* [GIVEN EXERCISE]:
Take every line where the string "using" appears and copy it.

* [INFORMATION SHOWN]:
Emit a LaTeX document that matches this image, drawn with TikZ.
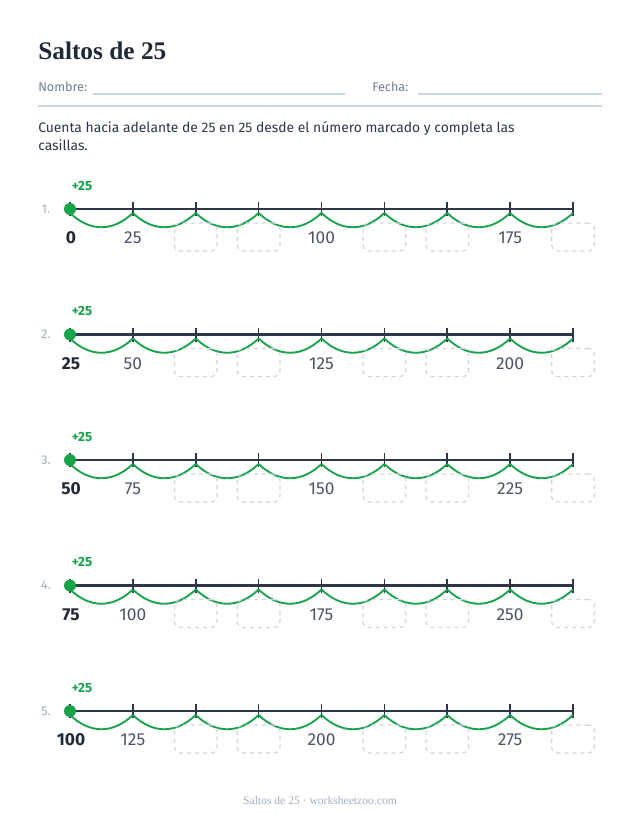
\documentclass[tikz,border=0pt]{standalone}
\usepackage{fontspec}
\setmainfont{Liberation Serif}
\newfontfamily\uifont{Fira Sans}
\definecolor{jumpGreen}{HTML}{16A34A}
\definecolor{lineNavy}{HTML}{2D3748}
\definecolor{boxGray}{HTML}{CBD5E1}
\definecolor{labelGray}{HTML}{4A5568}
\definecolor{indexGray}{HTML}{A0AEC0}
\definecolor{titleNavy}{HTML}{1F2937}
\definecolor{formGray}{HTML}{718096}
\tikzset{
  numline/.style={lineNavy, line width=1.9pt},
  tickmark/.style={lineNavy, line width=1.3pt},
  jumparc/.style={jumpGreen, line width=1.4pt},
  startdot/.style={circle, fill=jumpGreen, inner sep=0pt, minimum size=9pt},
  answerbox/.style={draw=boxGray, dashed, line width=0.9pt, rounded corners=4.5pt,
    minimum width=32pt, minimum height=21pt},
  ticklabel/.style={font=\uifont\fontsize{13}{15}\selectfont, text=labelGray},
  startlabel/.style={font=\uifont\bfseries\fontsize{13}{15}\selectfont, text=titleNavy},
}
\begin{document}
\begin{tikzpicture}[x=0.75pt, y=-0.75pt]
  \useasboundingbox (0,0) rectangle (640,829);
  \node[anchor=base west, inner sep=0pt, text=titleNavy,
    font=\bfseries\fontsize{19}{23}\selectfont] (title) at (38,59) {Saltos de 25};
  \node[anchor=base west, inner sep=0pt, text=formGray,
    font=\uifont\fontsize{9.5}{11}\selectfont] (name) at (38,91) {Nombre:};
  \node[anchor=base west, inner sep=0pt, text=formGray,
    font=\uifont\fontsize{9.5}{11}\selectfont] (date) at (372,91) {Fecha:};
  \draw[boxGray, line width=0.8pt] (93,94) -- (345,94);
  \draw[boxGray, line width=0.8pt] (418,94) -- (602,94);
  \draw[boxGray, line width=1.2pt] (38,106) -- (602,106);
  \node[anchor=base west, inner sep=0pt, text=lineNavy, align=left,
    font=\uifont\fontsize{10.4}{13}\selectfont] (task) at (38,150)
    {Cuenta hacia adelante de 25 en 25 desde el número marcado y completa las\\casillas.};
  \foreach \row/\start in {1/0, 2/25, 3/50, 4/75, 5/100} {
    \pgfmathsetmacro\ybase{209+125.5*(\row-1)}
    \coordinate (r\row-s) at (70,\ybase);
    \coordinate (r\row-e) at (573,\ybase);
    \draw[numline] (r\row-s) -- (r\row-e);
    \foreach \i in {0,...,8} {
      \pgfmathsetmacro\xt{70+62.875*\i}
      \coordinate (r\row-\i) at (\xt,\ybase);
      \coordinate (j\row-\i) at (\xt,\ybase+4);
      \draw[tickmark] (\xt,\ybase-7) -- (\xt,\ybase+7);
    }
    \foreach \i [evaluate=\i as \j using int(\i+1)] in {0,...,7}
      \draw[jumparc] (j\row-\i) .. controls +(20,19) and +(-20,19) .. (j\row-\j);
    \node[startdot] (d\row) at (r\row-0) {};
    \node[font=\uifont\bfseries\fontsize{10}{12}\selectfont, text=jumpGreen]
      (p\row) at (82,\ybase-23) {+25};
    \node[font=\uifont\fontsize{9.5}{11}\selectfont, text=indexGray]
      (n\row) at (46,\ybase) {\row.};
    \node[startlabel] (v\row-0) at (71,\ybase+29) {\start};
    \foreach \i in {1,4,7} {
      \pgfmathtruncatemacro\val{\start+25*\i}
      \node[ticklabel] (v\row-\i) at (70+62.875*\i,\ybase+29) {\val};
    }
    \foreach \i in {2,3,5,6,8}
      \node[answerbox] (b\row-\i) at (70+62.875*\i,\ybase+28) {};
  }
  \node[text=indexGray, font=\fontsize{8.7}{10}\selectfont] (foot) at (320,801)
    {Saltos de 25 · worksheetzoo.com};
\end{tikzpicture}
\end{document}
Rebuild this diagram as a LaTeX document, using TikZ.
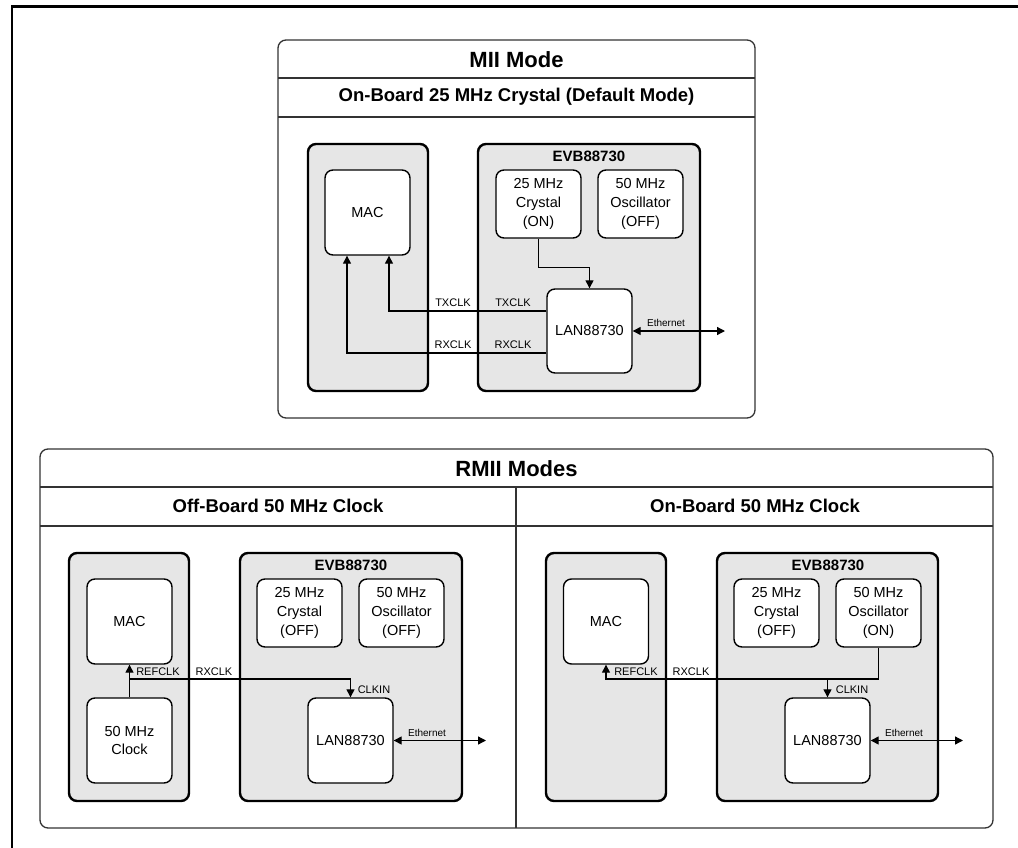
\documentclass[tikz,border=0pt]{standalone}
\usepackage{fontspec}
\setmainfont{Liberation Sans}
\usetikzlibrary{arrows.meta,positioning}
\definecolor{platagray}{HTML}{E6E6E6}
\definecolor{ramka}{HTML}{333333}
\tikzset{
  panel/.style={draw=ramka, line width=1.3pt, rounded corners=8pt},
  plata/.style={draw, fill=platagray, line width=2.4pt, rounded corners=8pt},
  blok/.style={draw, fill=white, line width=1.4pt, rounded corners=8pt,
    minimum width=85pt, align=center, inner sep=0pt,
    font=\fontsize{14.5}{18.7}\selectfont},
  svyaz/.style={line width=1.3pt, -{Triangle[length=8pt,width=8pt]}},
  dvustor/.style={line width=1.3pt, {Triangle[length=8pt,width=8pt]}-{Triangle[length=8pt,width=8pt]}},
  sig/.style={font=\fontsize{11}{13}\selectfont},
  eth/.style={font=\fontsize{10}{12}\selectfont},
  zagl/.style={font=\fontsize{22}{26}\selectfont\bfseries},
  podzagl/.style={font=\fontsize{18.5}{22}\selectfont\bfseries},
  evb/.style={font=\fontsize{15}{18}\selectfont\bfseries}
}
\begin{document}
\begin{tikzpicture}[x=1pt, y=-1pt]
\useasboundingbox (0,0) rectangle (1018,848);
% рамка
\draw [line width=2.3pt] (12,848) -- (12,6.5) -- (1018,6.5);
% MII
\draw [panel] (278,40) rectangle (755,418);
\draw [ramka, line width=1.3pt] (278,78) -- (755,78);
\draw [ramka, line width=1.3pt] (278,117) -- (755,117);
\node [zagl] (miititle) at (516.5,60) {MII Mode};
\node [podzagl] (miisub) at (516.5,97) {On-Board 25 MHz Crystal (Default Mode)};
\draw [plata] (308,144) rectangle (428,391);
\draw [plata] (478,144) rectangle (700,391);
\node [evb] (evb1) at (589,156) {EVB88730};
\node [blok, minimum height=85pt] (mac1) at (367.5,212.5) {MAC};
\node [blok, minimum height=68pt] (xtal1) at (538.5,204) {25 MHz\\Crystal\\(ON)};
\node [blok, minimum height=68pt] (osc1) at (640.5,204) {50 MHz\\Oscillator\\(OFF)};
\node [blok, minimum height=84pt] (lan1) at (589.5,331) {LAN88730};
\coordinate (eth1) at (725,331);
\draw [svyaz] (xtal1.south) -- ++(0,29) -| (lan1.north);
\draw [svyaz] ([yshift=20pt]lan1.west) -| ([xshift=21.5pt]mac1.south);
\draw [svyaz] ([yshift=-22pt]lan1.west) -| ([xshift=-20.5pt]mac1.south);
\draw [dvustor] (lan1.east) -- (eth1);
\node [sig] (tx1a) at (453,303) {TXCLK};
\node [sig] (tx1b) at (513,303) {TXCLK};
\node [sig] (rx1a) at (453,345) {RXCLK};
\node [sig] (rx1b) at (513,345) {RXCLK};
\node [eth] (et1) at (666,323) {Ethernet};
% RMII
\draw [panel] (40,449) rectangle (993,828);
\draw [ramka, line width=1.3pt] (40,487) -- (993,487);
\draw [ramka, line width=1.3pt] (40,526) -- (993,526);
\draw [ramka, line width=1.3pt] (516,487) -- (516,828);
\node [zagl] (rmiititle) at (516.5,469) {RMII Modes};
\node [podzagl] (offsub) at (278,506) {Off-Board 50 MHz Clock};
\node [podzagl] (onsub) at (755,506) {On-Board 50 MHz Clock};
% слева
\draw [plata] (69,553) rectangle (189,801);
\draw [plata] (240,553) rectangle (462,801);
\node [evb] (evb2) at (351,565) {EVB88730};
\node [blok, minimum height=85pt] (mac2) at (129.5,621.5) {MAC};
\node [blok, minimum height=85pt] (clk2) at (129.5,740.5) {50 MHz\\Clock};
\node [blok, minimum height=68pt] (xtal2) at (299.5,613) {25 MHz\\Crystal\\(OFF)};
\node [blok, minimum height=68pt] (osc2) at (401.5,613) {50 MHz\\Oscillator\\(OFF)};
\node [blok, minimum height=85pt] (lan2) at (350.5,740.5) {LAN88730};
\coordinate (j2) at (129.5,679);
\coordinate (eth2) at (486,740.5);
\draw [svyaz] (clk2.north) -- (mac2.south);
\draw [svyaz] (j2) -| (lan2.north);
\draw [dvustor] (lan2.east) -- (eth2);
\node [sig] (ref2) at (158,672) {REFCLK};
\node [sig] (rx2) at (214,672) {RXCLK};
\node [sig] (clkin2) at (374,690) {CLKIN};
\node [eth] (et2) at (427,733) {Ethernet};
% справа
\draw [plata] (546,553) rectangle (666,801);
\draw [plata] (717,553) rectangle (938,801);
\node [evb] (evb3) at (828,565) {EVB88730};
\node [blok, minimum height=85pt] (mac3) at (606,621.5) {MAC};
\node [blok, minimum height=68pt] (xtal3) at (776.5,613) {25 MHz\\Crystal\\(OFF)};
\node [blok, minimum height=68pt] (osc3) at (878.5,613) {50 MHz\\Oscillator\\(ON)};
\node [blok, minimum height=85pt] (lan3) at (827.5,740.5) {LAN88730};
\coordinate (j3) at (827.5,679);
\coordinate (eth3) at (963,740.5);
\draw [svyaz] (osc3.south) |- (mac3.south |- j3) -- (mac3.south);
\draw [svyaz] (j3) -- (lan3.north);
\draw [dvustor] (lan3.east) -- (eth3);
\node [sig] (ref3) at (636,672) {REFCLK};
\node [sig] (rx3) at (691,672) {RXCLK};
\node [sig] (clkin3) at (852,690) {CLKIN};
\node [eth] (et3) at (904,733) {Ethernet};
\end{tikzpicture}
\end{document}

* [WORKED SOLUTION]:
    \foreach \i [evaluate=\i as \j using int(\i+1)] in {0,...,7}
Rebuild this diagram as a LaTeX document, using TikZ.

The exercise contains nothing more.